Ce sont exactement ces deux aspects (pénurie de biens et pression sur les prix) que l'on retrouve dans l'économie allemande. Du côté du marché du travail, les choses vont relativement bien pour la République fédérale : le taux de chômage est revenu au niveau d'avant la crise en octobre 2021. Les licenciements ne se produisent que sporadiquement, mais constituent un problème persistant dans le secteur automobile, où la pénurie de puces informatiques paralyse les chaînes de montage pendant des semaines.

En outre, la grave pénurie de travailleurs qualifiés conditionne le marché de l'emploi et pourrait donc bientôt entraîner des revendications salariales plus élevées - surtout compte tenu du taux d'inflation actuel. Pour compenser cette seule situation, les salaires devraient augmenter de plus de 5 % par rapport à l'année précédente.

Plusieurs facteurs contribuent à l'inflation, notamment des effets temporaires comme la baisse de la TVA à partir de 2020 et la hausse de la taxe sur le dioxyde de carbone en janvier 2021, mais aussi le fait que les producteurs et les détaillants répercutent leurs coûts de production élevés sur les clients. Comme ce dernier phénomène ne s'estompe pas aussi rapidement, le taux d'inflation devrait en fait être supérieur à la moyenne annuelle en 2022 (3,3 % en 2022 après 3,1 % en 2021).

 

Politique monétaire : la BCE va-t-elle réagir ?

La Banque centrale européenne est très préoccupée par les taux d'inflation : si les prix à la consommation restent plus élevés pendant plus longtemps, les accords salariaux pourraient être particulièrement élevés, amorçant ainsi une spirale permanente de hausse des prix. La BCE serait alors contrainte de mettre en œuvre une politique monétaire moins expansionniste en réduisant ses achats d'obligations.

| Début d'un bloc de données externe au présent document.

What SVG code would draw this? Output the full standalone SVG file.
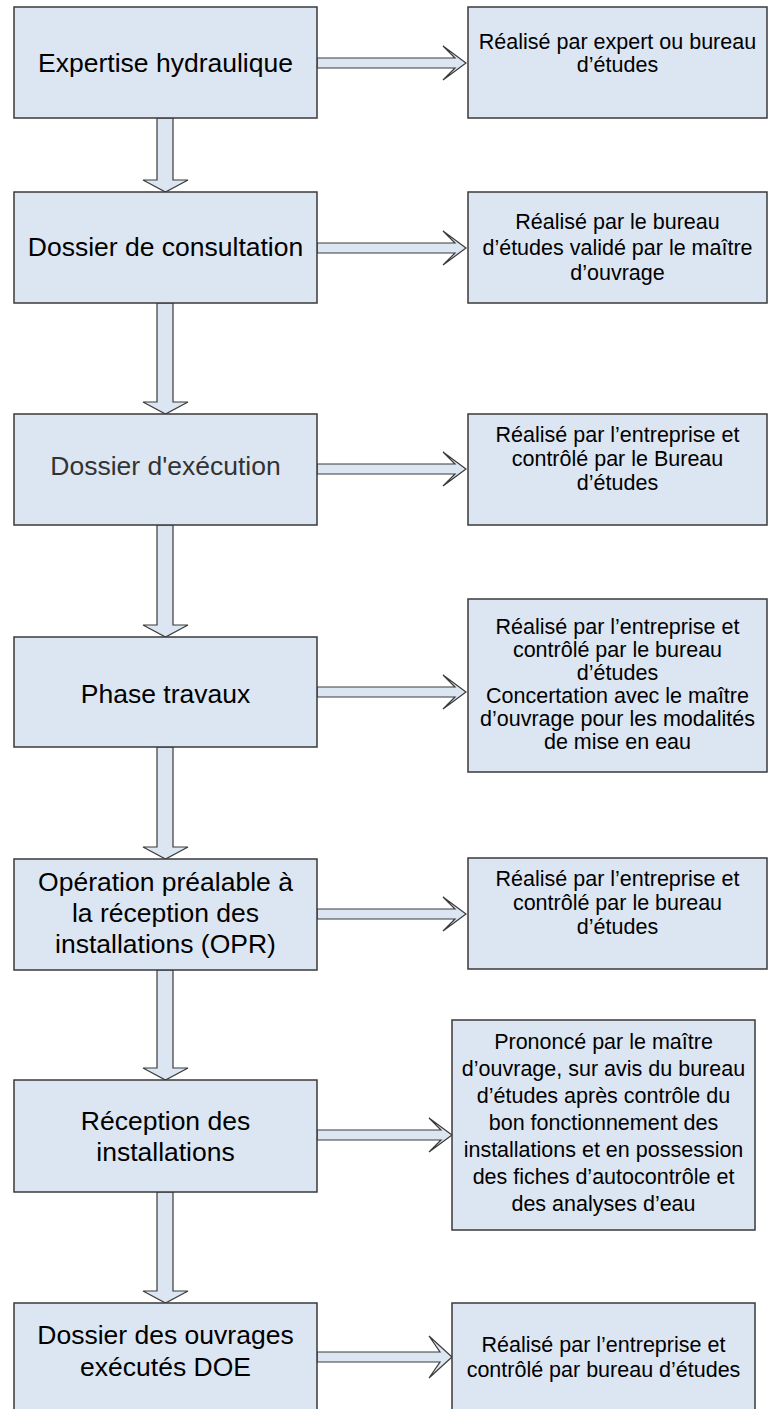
<svg xmlns="http://www.w3.org/2000/svg" width="768" height="1409" viewBox="0 0 768 1409">
<style>
.box{fill:#dce6f2;stroke:#3a3a3a;stroke-width:1.5}
.arr{fill:#dce6f2;stroke:#3a3a3a;stroke-width:1.2;stroke-linejoin:miter}
.lt{font-family:"Liberation Sans",Arial,sans-serif;font-size:26.5px;fill:#000;text-anchor:middle}
.rt{font-family:"Liberation Sans",Arial,sans-serif;font-size:21.5px;fill:#000;text-anchor:middle}
</style>
<rect width="768" height="1409" fill="#fff"/>
<g id="connectors">
<polygon class="arr" points="157,118 173,118 173,180 188,180 165.5,192 143,180 157,180"/>
<polygon class="arr" points="157,303 173,303 173,402 188,402 165.5,414 143,402 157,402"/>
<polygon class="arr" points="157,525 173,525 173,625 188,625 165.5,637 143,625 157,625"/>
<polygon class="arr" points="157,747 173,747 173,847 188,847 165.5,859 143,847 157,847"/>
<polygon class="arr" points="157,970 173,970 173,1068 188,1068 165.5,1080 143,1068 157,1068"/>
<polygon class="arr" points="157,1192 173,1192 173,1291 188,1291 165.5,1303 143,1291 157,1291"/>
<polygon class="arr" points="317,58 455,58 443,46 466,63 443,80 455,68 317,68"/>
<polygon class="arr" points="317,243 455,243 443,231 466,248 443,265 455,253 317,253"/>
<polygon class="arr" points="317,464 455,464 443,452 466,469 443,486 455,474 317,474"/>
<polygon class="arr" points="317,687 455,687 443,675 466,692 443,709 455,697 317,697"/>
<polygon class="arr" points="317,909 455,909 443,897 466,914 443,931 455,919 317,919"/>
<polygon class="arr" points="317,1130 441,1130 429,1118 452,1135 429,1152 441,1140 317,1140"/>
<polygon class="arr" points="317,1352 440,1352 429,1336 452,1357 429,1378 440,1362 317,1362"/>
</g>
<g id="n1"><rect class="box" x="14" y="7" width="303" height="111"/><text class="lt" x="165.5" y="72">Expertise hydraulique</text></g>
<g id="n2"><rect class="box" x="14" y="192" width="303" height="111"/><text class="lt" x="165.5" y="256">Dossier de consultation</text></g>
<g id="n3"><rect class="box" x="14" y="414" width="303" height="111"/><text class="lt" x="165.5" y="475" style="fill:#333">Dossier d'exécution</text></g>
<g id="n4"><rect class="box" x="14" y="637" width="303" height="110"/><text class="lt" x="165.5" y="703">Phase travaux</text></g>
<g id="n5"><rect class="box" x="14" y="859" width="303" height="111"/><text class="lt" x="165.5"><tspan x="165.5" y="891">Opération préalable à</tspan><tspan x="165.5" y="922">la réception des</tspan><tspan x="165.5" y="953">installations (OPR)</tspan></text></g>
<g id="n6"><rect class="box" x="14" y="1080" width="303" height="112"/><text class="lt" x="165.5"><tspan x="165.5" y="1130">Réception des</tspan><tspan x="165.5" y="1161">installations</tspan></text></g>
<g id="n7"><rect class="box" x="14" y="1303" width="303" height="110"/><text class="lt" x="165.5"><tspan x="165.5" y="1344">Dossier des ouvrages</tspan><tspan x="165.5" y="1376">exécutés DOE</tspan></text></g>
<g id="r1"><rect class="box" x="468" y="7" width="299" height="111"/><text class="rt"><tspan x="617.5" y="49">Réalisé par expert ou bureau</tspan><tspan x="617.5" y="72">d’études</tspan></text></g>
<g id="r2"><rect class="box" x="468" y="192" width="299" height="111"/><text class="rt"><tspan x="617.5" y="229">Réalisé par le bureau</tspan><tspan x="617.5" y="255">d’études validé par le maître</tspan><tspan x="617.5" y="280">d’ouvrage</tspan></text></g>
<g id="r3"><rect class="box" x="468" y="414" width="299" height="111"/><text class="rt"><tspan x="617.5" y="442">Réalisé par l’entreprise et</tspan><tspan x="617.5" y="466">contrôlé par le Bureau</tspan><tspan x="617.5" y="490">d’études</tspan></text></g>
<g id="r4"><rect class="box" x="468" y="599" width="299" height="173"/><text class="rt"><tspan x="617.5" y="634">Réalisé par l’entreprise et</tspan><tspan x="617.5" y="657">contrôlé par le bureau</tspan><tspan x="617.5" y="680">d’études</tspan><tspan x="617.5" y="703">Concertation avec le maître</tspan><tspan x="617.5" y="726">d’ouvrage pour  les modalités</tspan><tspan x="617.5" y="749">de mise en eau</tspan></text></g>
<g id="r5"><rect class="box" x="468" y="858" width="299" height="111"/><text class="rt"><tspan x="617.5" y="886">Réalisé par l’entreprise et</tspan><tspan x="617.5" y="910">contrôlé par le bureau</tspan><tspan x="617.5" y="934">d’études</tspan></text></g>
<g id="r6"><rect class="box" x="452" y="1020" width="303" height="210"/><text class="rt"><tspan x="603.5" y="1049">Prononcé par le maître</tspan><tspan x="603.5" y="1076">d’ouvrage, sur avis du bureau</tspan><tspan x="603.5" y="1103">d’études après contrôle du</tspan><tspan x="603.5" y="1130">bon fonctionnement des</tspan><tspan x="603.5" y="1157">installations et en possession</tspan><tspan x="603.5" y="1184">des fiches d’autocontrôle et</tspan><tspan x="603.5" y="1211">des analyses d’eau</tspan></text></g>
<g id="r7"><rect class="box" x="452" y="1303" width="303" height="110"/><text class="rt"><tspan x="603.5" y="1352">Réalisé par l’entreprise et</tspan><tspan x="603.5" y="1377">contrôlé par bureau d’études</tspan></text></g>
</svg>
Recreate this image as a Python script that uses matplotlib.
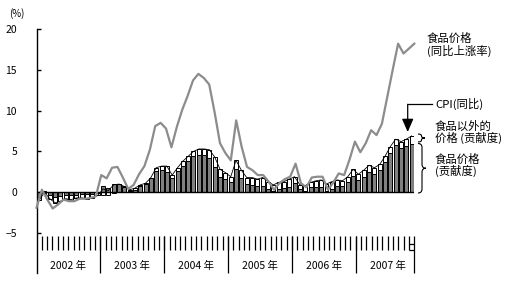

Cependant, il faudra probablement beaucoup de temps pour trouver une majorité pour cette décision. Il est plus probable que la BCE supprime l'inflation aussi longtemps que possible afin de renforcer les finances publiques de nombreux pays de la zone euro grâce à ses politiques. Ainsi, le taux de dépôt bas restera probablement inchangé en 2022.

 

Entreprises : tout est bien qui finit bien ?

En 2021, le "paradoxe" des faibles chiffres d'insolvabilité s'est poursuivi. Bien que les différents secteurs soient soutenus par l'État, les entreprises n'ont jusqu'à présent signalé aucun problème de paiement, et les enquêtes sur les paiements des entreprises montrent des taux d'insolvabilité en baisse. Ce phénomène se poursuivra probablement jusqu'à ce que le gouvernement mette fin à son intervention sur le marché. D'ici là, cependant, nous ne sommes pas sortis de l'auberge : bien que le nombre d'insolvabilités diminue, les pertes liées à l'insolvabilité augmentent. Mesuré en termes d'encours de passif des faillites (publié par l'Office fédéral de la statistique), l'Allemagne a atteint un niveau de 45,5 milliards d'euros en septembre 2021 (dernières données disponibles). C'est déjà plus que le total des passifs pour toute l'année 2020, et cela signifie que 2021 sera l'année "la plus chère" depuis 2009, car bien qu'il y ait peu d'insolvabilités en Allemagne, elles sont très importantes.  Pour l'instant, il n'y a pas de fin en vue pour cette tendance en 2022.